Part of that task was in evaluating landmark moments of American history, like the Battle of Gettysburg, which historians acknowledge was the tipping point of the war in the North’s—and abolition’s—favor. Living in Baltimore made visiting the battlefield an easy day trip. Presumably after having visited, Lucille meditated on the ambiguity of the war’s purpose in the poem “at gettysburg,” imagining the warring whites, many of whom were documented as relatives to each other, noticing her on the battlefield and then “rising and wailing toward me in their bloody voices / who are you, nigger woman, who are you?” 

In her poetic memoir Generations, in which she recounts traveling back to Buffalo, New York, for her father’s funeral, Lucille looks around at the streets as she and her brother, Sammy, drive out of the city, “past Ward’s, past the last hamburger before the highway.” She asks Sammy, “where are the men[?]” And Sammy responds: “On the corners.” She tells how their drive home to see their father buried was oddly “funny. Everything was funny [. . .] We all laughed. Everything was funny.” They were giddy together, despite their destination and the city’s evident disorganization. To laugh at this occasion, in that place, was a tragicomic way to get through in a town like this, within a moment of ambivalent mourning. 

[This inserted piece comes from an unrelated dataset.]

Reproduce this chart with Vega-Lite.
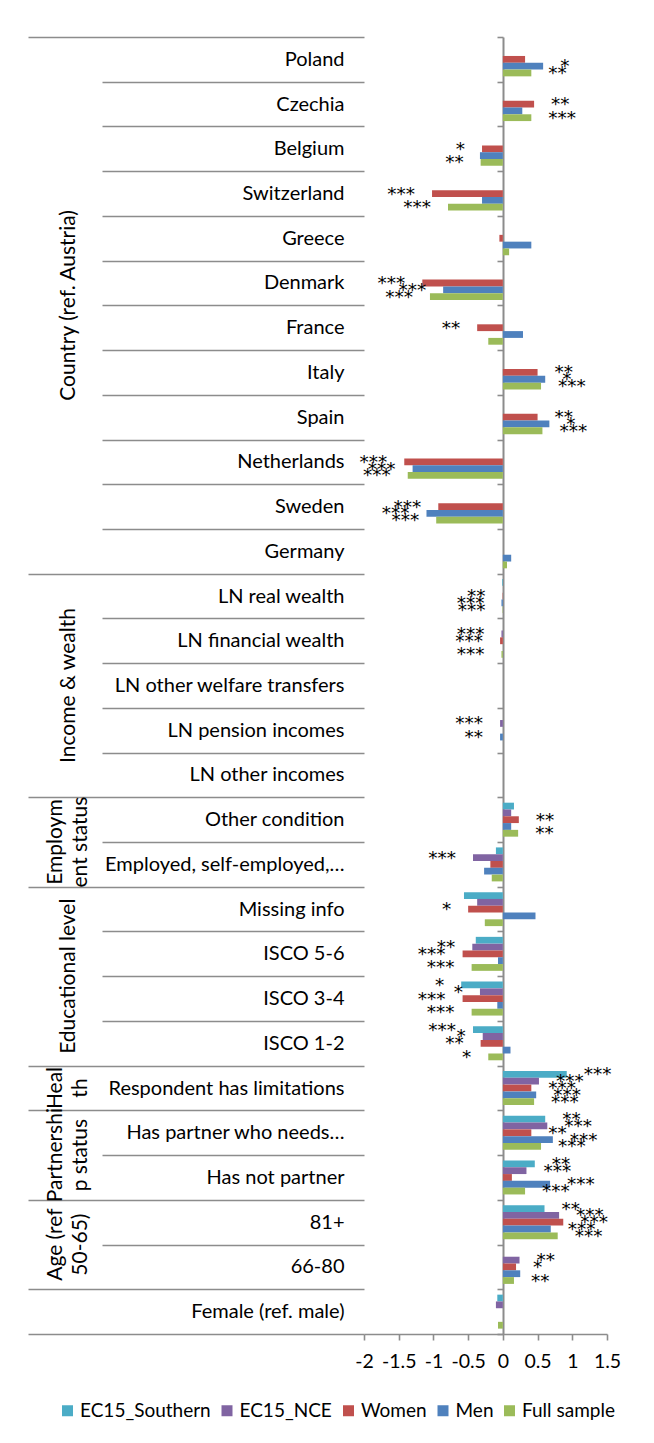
{
  "$schema": "https://vega.github.io/schema/vega-lite/v6.json",
  "width": 243,
  "height": 1297,
  "autosize": {"type": "none"},
  "padding": {"left": 364, "top": 37, "right": 47, "bottom": 109},
  "background": "white",
  "config": {"view": {"stroke": null}, "font": "Lato"},
  "data": {
    "values": [
      {"cat": "Poland", "series": "Women", "value": 0.32, "star": ""},
      {"cat": "Poland", "series": "Men", "value": 0.58, "star": "*"},
      {"cat": "Poland", "series": "Full sample", "value": 0.41, "star": "**"},
      {"cat": "Czechia", "series": "Women", "value": 0.45, "star": "**"},
      {"cat": "Czechia", "series": "Men", "value": 0.28, "star": ""},
      {"cat": "Czechia", "series": "Full sample", "value": 0.41, "star": "***"},
      {"cat": "Belgium", "series": "Women", "value": -0.30, "star": "*"},
      {"cat": "Belgium", "series": "Men", "value": -0.33, "star": ""},
      {"cat": "Belgium", "series": "Full sample", "value": -0.32, "star": "**"},
      {"cat": "Switzerland", "series": "Women", "value": -1.02, "star": "***"},
      {"cat": "Switzerland", "series": "Men", "value": -0.30, "star": ""},
      {"cat": "Switzerland", "series": "Full sample", "value": -0.79, "star": "***"},
      {"cat": "Greece", "series": "Women", "value": -0.05, "star": ""},
      {"cat": "Greece", "series": "Men", "value": 0.41, "star": ""},
      {"cat": "Greece", "series": "Full sample", "value": 0.09, "star": ""},
      {"cat": "Denmark", "series": "Women", "value": -1.16, "star": "***"},
      {"cat": "Denmark", "series": "Men", "value": -0.86, "star": "***"},
      {"cat": "Denmark", "series": "Full sample", "value": -1.05, "star": "***"},
      {"cat": "France", "series": "Women", "value": -0.37, "star": "**"},
      {"cat": "France", "series": "Men", "value": 0.29, "star": ""},
      {"cat": "France", "series": "Full sample", "value": -0.21, "star": ""},
      {"cat": "Italy", "series": "Women", "value": 0.50, "star": "**"},
      {"cat": "Italy", "series": "Men", "value": 0.61, "star": "*"},
      {"cat": "Italy", "series": "Full sample", "value": 0.55, "star": "***"},
      {"cat": "Spain", "series": "Women", "value": 0.50, "star": "**"},
      {"cat": "Spain", "series": "Men", "value": 0.67, "star": "*"},
      {"cat": "Spain", "series": "Full sample", "value": 0.57, "star": "***"},
      {"cat": "Netherlands", "series": "Women", "value": -1.42, "star": "***"},
      {"cat": "Netherlands", "series": "Men", "value": -1.30, "star": "***"},
      {"cat": "Netherlands", "series": "Full sample", "value": -1.37, "star": "***"},
      {"cat": "Sweden", "series": "Women", "value": -0.93, "star": "***"},
      {"cat": "Sweden", "series": "Men", "value": -1.10, "star": "***"},
      {"cat": "Sweden", "series": "Full sample", "value": -0.96, "star": "***"},
      {"cat": "Germany", "series": "Men", "value": 0.12, "star": ""},
      {"cat": "Germany", "series": "Full sample", "value": 0.06, "star": ""},
      {"cat": "LN real wealth", "series": "EC15_Southern", "value": -0.01, "star": ""},
      {"cat": "LN real wealth", "series": "Women", "value": -0.005, "star": "**"},
      {"cat": "LN real wealth", "series": "Men", "value": -0.02, "star": "***"},
      {"cat": "LN real wealth", "series": "Full sample", "value": -0.005, "star": "***"},
      {"cat": "LN financial wealth", "series": "EC15_NCE", "value": -0.02, "star": "***"},
      {"cat": "LN financial wealth", "series": "Women", "value": -0.04, "star": "***"},
      {"cat": "LN financial wealth", "series": "Full sample", "value": -0.02, "star": "***"},
      {"cat": "LN pension incomes", "series": "EC15_NCE", "value": -0.04, "star": "***"},
      {"cat": "LN pension incomes", "series": "Men", "value": -0.04, "star": "**"},
      {"cat": "Other condition", "series": "EC15_Southern", "value": 0.16, "star": ""},
      {"cat": "Other condition", "series": "EC15_NCE", "value": 0.12, "star": ""},
      {"cat": "Other condition", "series": "Women", "value": 0.23, "star": "**"},
      {"cat": "Other condition", "series": "Men", "value": 0.12, "star": ""},
      {"cat": "Other condition", "series": "Full sample", "value": 0.22, "star": "**"},
      {"cat": "Employed, self-employed,…", "series": "EC15_Southern", "value": -0.10, "star": ""},
      {"cat": "Employed, self-employed,…", "series": "EC15_NCE", "value": -0.43, "star": "***"},
      {"cat": "Employed, self-employed,…", "series": "Women", "value": -0.18, "star": ""},
      {"cat": "Employed, self-employed,…", "series": "Men", "value": -0.27, "star": ""},
      {"cat": "Employed, self-employed,…", "series": "Full sample", "value": -0.16, "star": ""},
      {"cat": "Missing info", "series": "EC15_Southern", "value": -0.56, "star": ""},
      {"cat": "Missing info", "series": "EC15_NCE", "value": -0.37, "star": ""},
      {"cat": "Missing info", "series": "Women", "value": -0.50, "star": "*"},
      {"cat": "Missing info", "series": "Men", "value": 0.47, "star": ""},
      {"cat": "Missing info", "series": "Full sample", "value": -0.26, "star": ""},
      {"cat": "ISCO 5-6", "series": "EC15_Southern", "value": -0.39, "star": ""},
      {"cat": "ISCO 5-6", "series": "EC15_NCE", "value": -0.44, "star": "**"},
      {"cat": "ISCO 5-6", "series": "Women", "value": -0.58, "star": "***"},
      {"cat": "ISCO 5-6", "series": "Men", "value": -0.07, "star": ""},
      {"cat": "ISCO 5-6", "series": "Full sample", "value": -0.45, "star": "***"},
      {"cat": "ISCO 3-4", "series": "EC15_Southern", "value": -0.60, "star": "*"},
      {"cat": "ISCO 3-4", "series": "EC15_NCE", "value": -0.33, "star": "*"},
      {"cat": "ISCO 3-4", "series": "Women", "value": -0.58, "star": "***"},
      {"cat": "ISCO 3-4", "series": "Men", "value": -0.08, "star": ""},
      {"cat": "ISCO 3-4", "series": "Full sample", "value": -0.45, "star": "***"},
      {"cat": "ISCO 1-2", "series": "EC15_Southern", "value": -0.43, "star": "***"},
      {"cat": "ISCO 1-2", "series": "EC15_NCE", "value": -0.29, "star": "*"},
      {"cat": "ISCO 1-2", "series": "Women", "value": -0.32, "star": "**"},
      {"cat": "ISCO 1-2", "series": "Men", "value": 0.11, "star": ""},
      {"cat": "ISCO 1-2", "series": "Full sample", "value": -0.21, "star": "*"},
      {"cat": "Respondent has limitations", "series": "EC15_Southern", "value": 0.92, "star": "***"},
      {"cat": "Respondent has limitations", "series": "EC15_NCE", "value": 0.52, "star": "***"},
      {"cat": "Respondent has limitations", "series": "Women", "value": 0.41, "star": "***"},
      {"cat": "Respondent has limitations", "series": "Men", "value": 0.48, "star": "***"},
      {"cat": "Respondent has limitations", "series": "Full sample", "value": 0.45, "star": "***"},
      {"cat": "Has partner who needs…", "series": "EC15_Southern", "value": 0.61, "star": "**"},
      {"cat": "Has partner who needs…", "series": "EC15_NCE", "value": 0.64, "star": "***"},
      {"cat": "Has partner who needs…", "series": "Women", "value": 0.41, "star": "**"},
      {"cat": "Has partner who needs…", "series": "Men", "value": 0.72, "star": "***"},
      {"cat": "Has partner who needs…", "series": "Full sample", "value": 0.55, "star": "***"},
      {"cat": "Has not partner", "series": "EC15_Southern", "value": 0.46, "star": "**"},
      {"cat": "Has not partner", "series": "EC15_NCE", "value": 0.34, "star": "***"},
      {"cat": "Has not partner", "series": "Women", "value": 0.13, "star": ""},
      {"cat": "Has not partner", "series": "Men", "value": 0.68, "star": "***"},
      {"cat": "Has not partner", "series": "Full sample", "value": 0.32, "star": "***"},
      {"cat": "81+", "series": "EC15_Southern", "value": 0.60, "star": "**"},
      {"cat": "81+", "series": "EC15_NCE", "value": 0.81, "star": "***"},
      {"cat": "81+", "series": "Women", "value": 0.87, "star": "***"},
      {"cat": "81+", "series": "Men", "value": 0.69, "star": "***"},
      {"cat": "81+", "series": "Full sample", "value": 0.79, "star": "***"},
      {"cat": "66-80", "series": "EC15_NCE", "value": 0.24, "star": "**"},
      {"cat": "66-80", "series": "Women", "value": 0.19, "star": "*"},
      {"cat": "66-80", "series": "Men", "value": 0.25, "star": ""},
      {"cat": "66-80", "series": "Full sample", "value": 0.16, "star": "**"},
      {"cat": "Female (ref. male)", "series": "EC15_Southern", "value": -0.08, "star": ""},
      {"cat": "Female (ref. male)", "series": "EC15_NCE", "value": -0.10, "star": ""},
      {"cat": "Female (ref. male)", "series": "Full sample", "value": -0.07, "star": ""}
    ]
  },
  "layer": [
    {
      "mark": {"type": "bar"},
      "encoding": {
        "y": {
          "field": "cat", "type": "nominal", "sort": null,
          "scale": {
            "domain": ["Poland","Czechia","Belgium","Switzerland","Greece","Denmark","France","Italy","Spain","Netherlands","Sweden","Germany","LN real wealth","LN financial wealth","LN other welfare transfers","LN pension incomes","LN other incomes","Other condition","Employed, self-employed,…","Missing info","ISCO 5-6","ISCO 3-4","ISCO 1-2","Respondent has limitations","Has partner who needs…","Has not partner","81+","66-80","Female (ref. male)"],
            "paddingInner": 0, "paddingOuter": 0
          },
          "axis": {
            "title": null, "orient": "left", "domain": false, "ticks": true, "tickBand": "extent",
            "tickColor": "#8c8c8c", "tickWidth": 1.6,
            "tickSize": {"condition": {"test": "datum.extra || indexof(['Germany','LN other incomes','Employed, self-employed,…','ISCO 1-2','Respondent has limitations','Has not partner','66-80','Female (ref. male)'], datum.value) >= 0", "value": 336}, "value": 262},
            "labelPadding": {"condition": {"test": "indexof(['Germany','LN other incomes','Employed, self-employed,…','ISCO 1-2','Respondent has limitations','Has not partner','66-80','Female (ref. male)'], datum.value) >= 0", "value": -316}, "value": -242},
            "labelAlign": "right", "labelBaseline": "middle", "labelFont": "Lato", "labelFontSize": 20,
            "labelColor": "#000000", "labelLimit": 0
          }
        },
        "yOffset": {
          "field": "series", "type": "nominal",
          "scale": {"domain": ["EC15_Southern","EC15_NCE","Women","Men","Full sample"], "paddingInner": 0, "paddingOuter": 0.79}
        },
        "x": {
          "field": "value", "type": "quantitative",
          "scale": {"domain": [-2, 1.5], "nice": false, "zero": false},
          "axis": {
            "title": null, "values": [-2, -1.5, -1, -0.5, 0, 0.5, 1, 1.5], "tickCount": 8, "labelExpr": "datum.value + ''",
            "grid": false, "domainColor": "#8c8c8c", "domainWidth": 1.6, "tickColor": "#8c8c8c", "tickWidth": 1.6,
            "tickSize": 6, "labelPadding": 12, "labelFont": "Lato", "labelFontSize": 19.5, "labelColor": "#000000",
            "labelFlush": false, "labelOverlap": false
          }
        },
        "color": {
          "field": "series", "type": "nominal",
          "scale": {"domain": ["EC15_Southern","EC15_NCE","Women","Men","Full sample"], "range": ["#4BACC6","#8064A2","#C0504D","#4F81BD","#9BBB59"]},
          "legend": {
            "title": null, "orient": "none", "legendX": -306, "legendY": 1364, "direction": "horizontal", "columns": 5,
            "columnPadding": 6.5, "labelFont": "Lato", "labelFontSize": 19, "labelColor": "#000000",
            "symbolType": "square", "symbolSize": 121, "symbolStrokeWidth": 0, "labelOffset": 3, "labelLimit": 0
          }
        }
      }
    },
    {
      "transform": [{"filter": "datum.star != '' && datum.value > 0"}],
      "mark": {"type": "text", "align": "left", "baseline": "middle", "dx": 17, "font": "DejaVu Sans", "fontSize": 18.5, "color": "#000000"},
      "encoding": {
        "y": {
          "field": "cat", "type": "nominal", "sort": null,
          "axis": {
            "title": null, "orient": "left", "offset": -139, "domain": true, "domainColor": "#8c8c8c", "domainWidth": 2,
            "ticks": true, "tickBand": "extent", "tickSize": 6, "tickColor": "#8c8c8c", "tickWidth": 1.6, "labels": false
          }
        },
        "yOffset": {"field": "series", "type": "nominal"},
        "x": {
          "field": "value", "type": "quantitative",
          "axis": {
            "title": null, "values": [-2, -1.5, -1, -0.5, 0, 0.5, 1, 1.5], "tickCount": 8, "labelExpr": "datum.value + ''",
            "grid": false, "domainColor": "#8c8c8c", "domainWidth": 1.6, "tickColor": "#8c8c8c", "tickWidth": 1.6,
            "tickSize": 6, "labelPadding": 12, "labelFont": "Lato", "labelFontSize": 19.5, "labelColor": "#000000",
            "labelFlush": false, "labelOverlap": false
          }
        },
        "text": {"field": "star"}
      }
    },
    {
      "transform": [{"filter": "datum.star != '' && datum.value < 0"}],
      "mark": {"type": "text", "align": "right", "baseline": "middle", "dx": -17, "font": "DejaVu Sans", "fontSize": 18.5, "color": "#000000"},
      "encoding": {
        "y": {
          "field": "cat", "type": "nominal", "sort": null,
          "axis": {
            "title": null, "orient": "left", "domain": false, "ticks": false,
            "values": ["Denmark","LN other welfare transfers","Other condition","ISCO 5-6","Respondent has limitations","Has partner who needs…","81+"],
            "labelExpr": "datum.value == 'Denmark' ? 'Country (ref. Austria)' : datum.value == 'LN other welfare transfers' ? 'Income & wealth' : datum.value == 'Other condition' ? ['Employm', 'ent status'] : datum.value == 'ISCO 5-6' ? 'Educational level' : datum.value == 'Respondent has limitations' ? ['Heal', 'th'] : datum.value == 'Has partner who needs…' ? ['Partnershi', 'p status'] : ['Age (ref', '50-65)']",
            "labelAngle": 270, "labelAlign": "center", "labelBaseline": "middle",
            "labelPadding": {"condition": {"test": "datum.value == 'Other condition' || datum.value == 'Respondent has limitations' || datum.value == 'Has partner who needs…' || datum.value == '81+'", "value": 308.5}, "value": 296},
            "labelOffset": {"condition": {"test": "datum.value == 'LN other welfare transfers' || datum.value == 'Respondent has limitations'", "value": 0}, "value": 22.4},
            "labelFont": "Lato", "labelFontSize": 21, "labelColor": "#000000", "labelLineHeight": 25, "labelLimit": 0
          }
        },
        "yOffset": {"field": "series", "type": "nominal"},
        "x": {
          "field": "value", "type": "quantitative",
          "axis": {
            "title": null, "values": [-2, -1.5, -1, -0.5, 0, 0.5, 1, 1.5], "tickCount": 8, "labelExpr": "datum.value + ''",
            "grid": false, "domainColor": "#8c8c8c", "domainWidth": 1.6, "tickColor": "#8c8c8c", "tickWidth": 1.6,
            "tickSize": 6, "labelPadding": 12, "labelFont": "Lato", "labelFontSize": 19.5, "labelColor": "#000000",
            "labelFlush": false, "labelOverlap": false
          }
        },
        "text": {"field": "star"}
      }
    }
  ],
  "resolve": {"axis": {"y": "independent"}}
}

Lucille was a poet who lived in Baltimore. And Baltimore, for this humble mystic, was just a place, one category, malleable and shiftful, like all our definitions; the “names / of things / bloom” into being and then wilt. Her remembrance of the generations of a displaced people who brought her to the present was a profound, reverent task, and a painful one. We relearn this when we imagine Lucille at her window in Windsor Hills, watching “the bird who flew against our window one morning and broke his natural neck.” Her domestic peace is disturbed by a sudden absurdity; in the same way, her poems can shatter our false divisions and reveal some new, raw, horrifying light.